Officials in Franklin, Milford, and Holliston have offered to forgo raises to help close ballooning deficits as tax revenue and state aid to communities plummet. In some cases, administrators are hoping that unionized employees will follow suit.

But unions - particularly those representing school teachers, the largest group of municipal workers in most communities - might not be so quick to follow.

Last week, Newton's school superintendent presented a budget that would freeze salaries for all school employees, including himself. This came after the mayor said he would seek a similar freeze on the municipal side.

In Franklin, 51 school administrators announced last week that they would give up their cost-of-living increases for fiscal year 2010, saving the schools about $125,000, or two full-time teaching positions, said School Committee chairman Jeffrey Roy.

"People have grown tired of seeing repeated cuts to the schools," Roy said. "I think it set a really good tone for us going into the budget season."

Also, Town Clerk Deborah Pellegri and Franklin's treasurer and tax collector, James Dacey, say that they would freeze their salaries for the year starting July 1 if unionized town employees would do the same.

"Because we're longtime Franklin residents, we love our community and want to do something to help save these positions and keep everything status quo," Pellegri said. "We're challenging other employees to put a freeze on their salaries for the coming year. We're optimistic that they'll come forward."

But unions seem unlikely to forgo their contracted cost-of-living salary increases at this time, said Chandler Creedon Jr., president of the Franklin Education Association and a psychologist at Horace Mann Middle School.

"The hard part is that teachers tend to give up a lot because they tend to be the biggest group of employees and people say, 'You should sacrifice some more,' " Creedon said. "But how far can you sacrifice before it doesn't make sense to even be employed?"

Salary freeze proposals are on the table throughout the region, particularly in the schools.

In Newton, Superintendent Jeffrey Young proposed a $164.1 million budget last week that assumes a salary freeze for school employees. Young, one of the highest-paid superintendents in the area, earned $247,870 last year.

In Milford, Superintendent Bob Tremblay led the way on a pay freeze for 18 administrative employees. The move will save the district $55,000 next year, or roughly the equivalent of a teacher and a teaching assistant, he said.

"In an effort to lead by example, I decided if I could mitigate some staff losses, I would forgo my salary increase," he said.
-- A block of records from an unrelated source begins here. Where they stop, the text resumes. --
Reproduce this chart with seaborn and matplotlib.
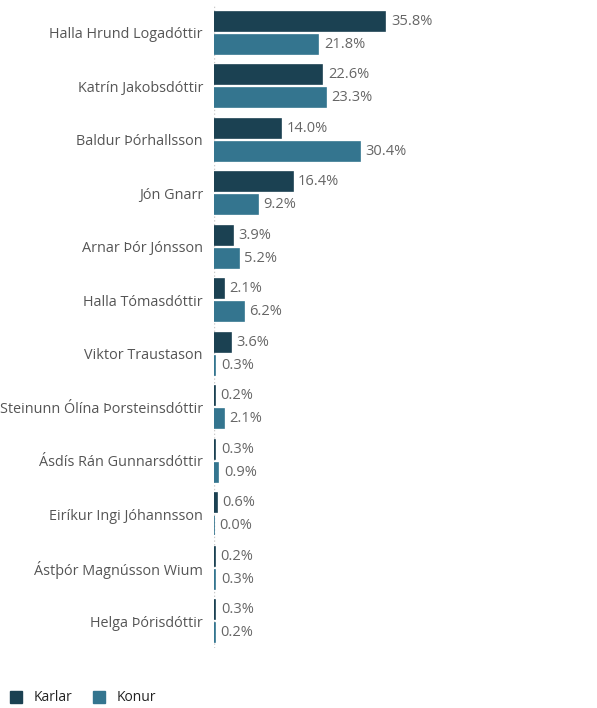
import pandas as pd
import matplotlib.pyplot as plt
import seaborn as sns
from matplotlib.lines import Line2D

candidates = ["Halla Hrund Logadóttir", "Katrín Jakobsdóttir", "Baldur Þórhallsson",
              "Jón Gnarr", "Arnar Þór Jónsson", "Halla Tómasdóttir", "Viktor Traustason",
              "Steinunn Ólína Þorsteinsdóttir", "Ásdís Rán Gunnarsdóttir",
              "Eiríkur Ingi Jóhannsson", "Ástþór Magnússon Wium", "Helga Þórisdóttir"]
karlar = [35.8, 22.6, 14.0, 16.4, 3.9, 2.1, 3.6, 0.2, 0.3, 0.6, 0.2, 0.3]
konur = [21.8, 23.3, 30.4, 9.2, 5.2, 6.2, 0.3, 2.1, 0.9, 0.0, 0.3, 0.2]
groups = ["Karlar", "Konur"]
colors = ["#1b4152", "#34758f"]

df = pd.DataFrame({
    "candidate": candidates * 2,
    "value": karlar + konur,
    "group": ["Karlar"] * len(candidates) + ["Konur"] * len(candidates),
})

sns.set_style("white")
plt.rcParams['font.family'] = ['Open Sans', 'DejaVu Sans']

fig = plt.figure(figsize=(5.97, 7.08), dpi=100)
ax = fig.add_axes([214 / 597, 60 / 708, 383 / 597, 642 / 708])

sns.barplot(df, y="candidate", x="value", hue="group", palette=colors,
            hue_order=groups, orient="h", width=0.86, gap=0.17, ax=ax,
            legend=False, linewidth=1.2, saturation=1)
for cont, c in zip(ax.containers, colors):
    for bar in cont:
        bar.set_edgecolor(c)
    ax.bar_label(cont, fmt="%.1f%%", padding=4, fontsize=10.5, color="#666666")

ax.set_xlim(0, 80)
ax.set_ylim(11.5, -0.5)
ax.axvline(0, color="#cccccc", linestyle=":", linewidth=1, zorder=0)
sns.despine(ax=ax, left=True, bottom=True)
ax.set_xticks([])
ax.set_xlabel("")
ax.set_ylabel("")
ax.tick_params(axis="y", length=0, pad=8, labelsize=10.4, labelcolor="#555555")

handles = [Line2D([], [], marker="s", linestyle="", markersize=9, color=c) for c in colors]
fig.legend(handles, groups, loc="lower left", bbox_to_anchor=(-0.018, -0.014), ncol=2,
           frameon=False, fontsize=10, handletextpad=0.3, columnspacing=0.9,
           labelcolor="#222222")

fig.savefig("out.png", dpi=100)
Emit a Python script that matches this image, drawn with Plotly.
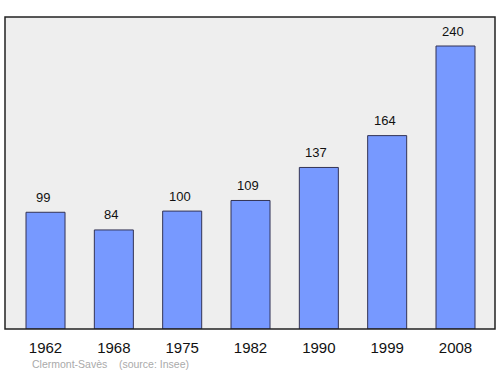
import plotly.graph_objects as go

years = ["1962", "1968", "1975", "1982", "1990", "1999", "2008"]
population = [99, 84, 100, 109, 137, 164, 240]
source_text = "Clermont-Savès    (source: Insee)"

fig = go.Figure()
fig.add_trace(go.Bar(
    x=list(range(len(years))), y=population, width=0.571,
    marker=dict(color="#7799ff", line=dict(color="#333355", width=1)),
    hoverinfo="skip",
))
for i, v in enumerate(population):
    fig.add_annotation(x=i, y=v, text=str(v), showarrow=False, yshift=15, xshift=-2.5,
                       font=dict(size=13, color="#111111", family="Liberation Sans, Arial, sans-serif"))
fig.add_annotation(xref="paper", yref="paper", x=0.052, y=-0.113, xanchor="left", yanchor="middle",
                   text=source_text.replace("    ", "&nbsp;&nbsp;&nbsp;&nbsp;"), showarrow=False,
                   font=dict(size=10.5, color="#aaaaaa", family="Liberation Sans, Arial, sans-serif"))
fig.add_shape(type="rect", xref="paper", yref="paper", x0=0, y0=0, x1=1, y1=1,
              line=dict(color="#222222", width=1.5), fillcolor="rgba(0,0,0,0)")
fig.update_layout(
    width=500, height=374, margin=dict(l=5, r=5, t=17, b=45),
    paper_bgcolor="white", plot_bgcolor="#eeeeee", showlegend=False,
    xaxis=dict(range=[-0.593, 6.578], tickmode="array", tickvals=list(range(len(years))),
               ticktext=years, showgrid=False, zeroline=False, ticks="", ticklabelstandoff=8,
               tickfont=dict(size=15, color="#111111", family="Liberation Sans, Arial, sans-serif")),
    yaxis=dict(range=[0, 264.6], showgrid=False, zeroline=False, showticklabels=False, ticks=""),
)
fig.write_html("out.html")
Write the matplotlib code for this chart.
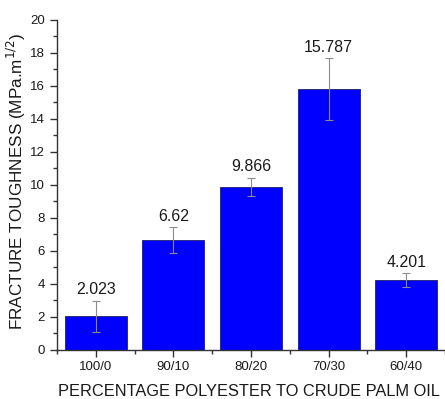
import matplotlib
matplotlib.use("Agg")
import matplotlib.pyplot as plt
from matplotlib.ticker import MultipleLocator

plt.rcParams['font.family'] = ['Liberation Sans', 'DejaVu Sans']

ratios = ["100/0", "90/10", "80/20", "70/30", "60/40"]
toughness = [2.023, 6.62, 9.866, 15.787, 4.201]
errors = [0.94, 0.79, 0.55, 1.86, 0.42]

fig = plt.figure(figsize=(4.45, 3.99), dpi=100)
ax = fig.add_axes([0.128, 0.124, 0.872, 0.827])

x = list(range(len(ratios)))
ax.bar(x, toughness, width=0.8, color='#0000ff', edgecolor='#20206a', linewidth=0.6, zorder=2)
ax.errorbar(x, toughness, yerr=errors, fmt='none', ecolor='#8c8c8c', elinewidth=0.8,
            capsize=3, capthick=0.8, zorder=3)

for xi, v, e in zip(x, toughness, errors):
    ax.annotate(f"{v:g}", (xi, v + e), xytext=(0, 2.5), textcoords='offset points',
                ha='center', va='bottom', fontsize=11.5, color='#1a1a1a')

ax.set_xlim(-0.5, 4.5)
ax.set_ylim(0, 20)
ax.set_xticks(x)
ax.set_xticklabels(ratios)
ax.yaxis.set_major_locator(MultipleLocator(2))
ax.yaxis.set_minor_locator(MultipleLocator(1))
ax.xaxis.set_minor_locator(MultipleLocator(0.5))

for side in ('top', 'right'):
    ax.spines[side].set_visible(False)
for side in ('left', 'bottom'):
    ax.spines[side].set_color('#333333')
    ax.spines[side].set_linewidth(1.0)

ax.tick_params(axis='both', which='major', direction='out', length=5, width=1,
               colors='#333333', labelsize=9.5, labelcolor='#1a1a1a')
ax.tick_params(axis='both', which='minor', direction='out', length=3, width=1, colors='#333333')

ax.set_ylabel("FRACTURE TOUGHNESS (MPa.m$^{1/2}$)", fontsize=12.3, color='#1a1a1a')
ax.set_xlabel("PERCENTAGE POLYESTER TO CRUDE PALM OIL", fontsize=11.8, color='#1a1a1a')
ax.yaxis.set_label_coords(-0.074, 0.51)
ax.xaxis.set_label_coords(0.496, -0.105)

fig.savefig("out.png", dpi=100)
As for whether unionized school employees might accept freezes as well, "it's hard to know. . . . I imagine it will be discussed," Tremblay said.

In Holliston, Town Administrator Paul LeBeau initiated his own salary freeze, which amounts to $3,146 in savings for the town.

Selectmen authorized the move, he said, provided that, should additional funds become available, they would restore his scheduled 3 percent increase. LeBeau makes $104,852 annually.

Following suit, three Holliston Public Library employees, including the director, have offered to take one-week unpaid absences; the town clerk and treasurer/collector have both offered to forgo $1,000 annual certification stipends; and staff in the treasurer/collector's office have offered to go without stipends of $500, LeBeau said.

In Franklin, the school budget needs every extra dollar it can get, officials say.

Rising fixed costs in areas such as healthcare insurance have left the district $3 million short of offering the same level of services next year as it now offers.

The current deficit is the equivalent of 60 teaching positions, Roy said.

Overall, the town is facing a potential shortfall of $4.5 million. Town Administrator Jeffrey Nutting sat down with union representatives Wednesday in an effort to find some common ground.

The contract for Franklin teachers would give them a 2.5 percent cost-of-living increase next year.

Creedon, head of the Franklin Education Association, said he will bring together its five unions in the coming week to discuss their options.

"People want to be sensitive to the fact that this is a really difficult economic time, but how far do you go?" he said.